- Danone is partnering with Terviva to develop new food products that utilize oil and protein taken from beans harvested from pongamia trees, the companies said in a statement. The financial details of the agreement were not disclosed.
- Terviva also announced it raised $54 million to commercialize its new sustainable culinary oil and plant protein. Terviva expects to close an additional $24 million in equity and debt capital this quarter.
- The fundraising and partnership announcement comes as food manufacturers respond to a growing consumer preference for sustainably grown products. Businesses of all sizes are paying more attention to things like regenerative farming practices that improve soil health, water quality and biodiversity, while also helping the livelihood of farmers who grow the crops.
CPG manufacturers are looking outside their own walls for ways to improve the sustainability of their products as that attribute becomes a bigger concern for consumers. While companies like Danone may have a deep understanding of how to incorporate commodities such as corn, soybeans and wheat, the move to tap into new ingredients often requires the expertise of a smaller upstart who has worked more closely with them.
Terviva's collaboration with Danone will allow the French yogurt, plant-based food and water giant to expedite development of offerings that utilize pongamia oil and plant protein. Terviva creates its golden, buttery cooking oil and highly soluble plant protein from the beans of the regenerative pongamia tree, which is a flowering tree native to Australia and India that is also commonly grown in Florida.
The company claims the oil is more sustainable than other oilseed crops commonly used today, such as palm and soy. In addition, pongamia trees require little to no fertilizer or pesticides.
According to a 2018 study from Nielsen, almost half of U.S. consumers said they were likely to change what they buy to align with environmental standards. A survey conducted by Crestline Custom Promotional Products a year later showed more than 68% of American consumers want to support companies that share their social, political and environmental values.
Terviva works with farmers to plant pongamia trees on idle agricultural land that is often difficult to farm due to poor soil or water stress. An orchard of pongamia trees captures 115 metric tons of carbon per acre during the course of 30 years, ranking pongamia among the the most sustainable sources of edible oil and plant protein, the company said.
Food companies such as Nestlé, PepsiCo and Coca-Cola have moved aggressively to make sustainability an intricate part of their business. PepsiCo announced last month it aims to expand its regenerative farming programs to 7 million acres by 2030 — equal to roughly all the land it uses to grow potatoes, oats and other commodities for its products.
For Danone, this latest partnership takes its sustainably pledge one step further.
After the company's North American operations were certified a B Corp in 2018, it has continued to boost its social and environmental accountability. It has invested in regenerative farming and worked to support watersheds. The Wall Street Journal said Danone ranks second among 55 publicly traded meat, poultry and dairy companies world-wide for its management of environmental, social and governance issues, including disclosures and programs.

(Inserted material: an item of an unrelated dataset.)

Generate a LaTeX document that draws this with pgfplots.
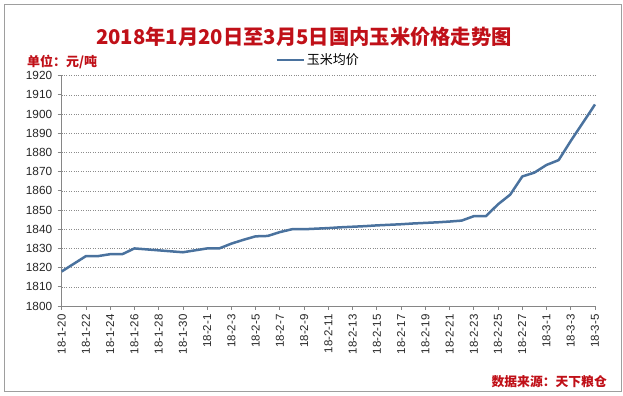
\documentclass[border=0pt]{standalone}
\usepackage{pgfplots}
\pgfplotsset{compat=1.18}
\usepackage{fontspec}
\setmainfont{Liberation Sans}
\newfontfamily\cjk{Noto Sans CJK SC}
\definecolor{titlered}{RGB}{192,16,24}
\definecolor{lineblue}{RGB}{74,114,158}
\definecolor{axgray}{RGB}{134,134,134}
\begin{document}
\begin{tikzpicture}
\useasboundingbox (0,0) rectangle (623bp,396bp);
\draw[axgray!80, line width=0.8bp] (4bp,5bp) rectangle (621bp,392bp);
\node[text=titlered, font=\cjk\bfseries\fontsize{20.3bp}{23bp}\selectfont, inner sep=0pt] at (304bp,359bp) {2018年1月20日至3月5日国内玉米价格走势图};
\node[text=titlered, font=\cjk\bfseries\fontsize{13bp}{15bp}\selectfont, inner sep=0pt, anchor=west] at (27bp,334bp) {单位：元/吨};
\node[text=titlered, font=\cjk\bfseries\fontsize{12.8bp}{14bp}\selectfont, inner sep=0pt, anchor=east] at (607bp,14bp) {数据来源：天下粮仓};
\begin{axis}[
  at={(61.7bp,90bp)}, anchor=south west,
  scale only axis, width=533.3bp, height=230.3bp,
  xmin=0, xmax=44, ymin=1800, ymax=1920,
  ytick={1800,1810,...,1920},
  xtick={0,2,...,44},
  xticklabels={18-1-20,18-1-22,18-1-24,18-1-26,18-1-28,18-1-30,18-2-1,18-2-3,18-2-5,18-2-7,18-2-9,18-2-11,18-2-13,18-2-15,18-2-17,18-2-19,18-2-21,18-2-23,18-2-25,18-2-27,18-3-1,18-3-3,18-3-5},
  axis x line*=bottom, axis y line*=left,
  axis line style={axgray, line width=0.8bp, -},
  tick align=outside, major tick length=4bp,
  tick style={axgray, line width=0.8bp},
  ymajorgrids, major grid style={gray!90, dotted, line width=0.6bp},
  /pgf/number format/assume math mode=true,
  /pgf/number format/1000 sep={},
  yticklabel style={font=\fontsize{11.8bp}{13bp}\selectfont, text=black!85, xshift=-2bp},
  xticklabel style={font=\fontsize{11.5bp}{13bp}\selectfont, text=black!85, rotate=90, anchor=east, xshift=-1bp},
  legend style={draw=none, fill=none, at={(0.40,1.068)}, anchor=west, inner xsep=0pt, inner ysep=0pt, font=\cjk\fontsize{13bp}{15bp}\selectfont},
  legend image code/.code={\draw[#1, line width=2.6bp] (0bp,0bp) -- (27bp,0bp);},
  clip=false,
]
\addplot[lineblue, line width=2.5bp, line join=round] coordinates {
(0,1818) (1,1822) (2,1826) (3,1826) (4,1827) (5,1827) (6,1830) (7,1829.5)
(8,1829) (9,1828.5) (10,1828) (11,1829) (12,1830) (13,1830) (14,1832.5)
(15,1834.5) (16,1836.3) (17,1836.5) (18,1838.5) (19,1840) (20,1840)
(21,1840.3) (22,1840.6) (23,1841) (24,1841.3) (25,1841.6) (26,1842)
(27,1842.3) (28,1842.6) (29,1843) (30,1843.3) (31,1843.6) (32,1844)
(33,1844.5) (34,1846.8) (35,1846.8) (36,1853) (37,1858) (38,1867.5)
(39,1869.5) (40,1873.5) (41,1876) (42,1886) (43,1895.5) (44,1905)
};
\addlegendentry{玉米均价}
\end{axis}
\end{tikzpicture}
\end{document}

The use of pongamia oil and proteins could play a big role for Danone when it comes to the ingredient mix of its plant-based portfolio. Consumers are incorporating more plant-based foods into their diets, and that will undoubtedly benefit companies like Danone. But other large CPGs and countless upstarts are doing the same thing, so one way for Danone to stand out is focusing on the ingredients that go into its products.
Terviva will open a facility in the U.S. in 2022 to produce pongamia-based foods. The company plans to have commercial quantities of pongamia oil available by mid-2022 with highly soluble protein isolates a year later, according to Food Navigator. Danone no doubt is planning for the future and looking to this sustainable ingredient as a potential option for its portfolio that includes plant-based brands like Silk and So Delicious.
Terviva, which is raising nearly $80 million to help it commercialize its culinary oil and plant protein, immediately gains a partner who could one day become a major customer. If pongamia oil catches on, other companies could follow suit and Terviva could witness even more demand for its sustainable offering.
The funding round for Terviva includes investments from Ron Edwards, the co-founder of SoBe and Blue Buffalo Pet Food; Mark Tercek, the former CEO of The Nature Conservancy; and Bryan Meehan, the executive chair of Blue Bottle Coffee.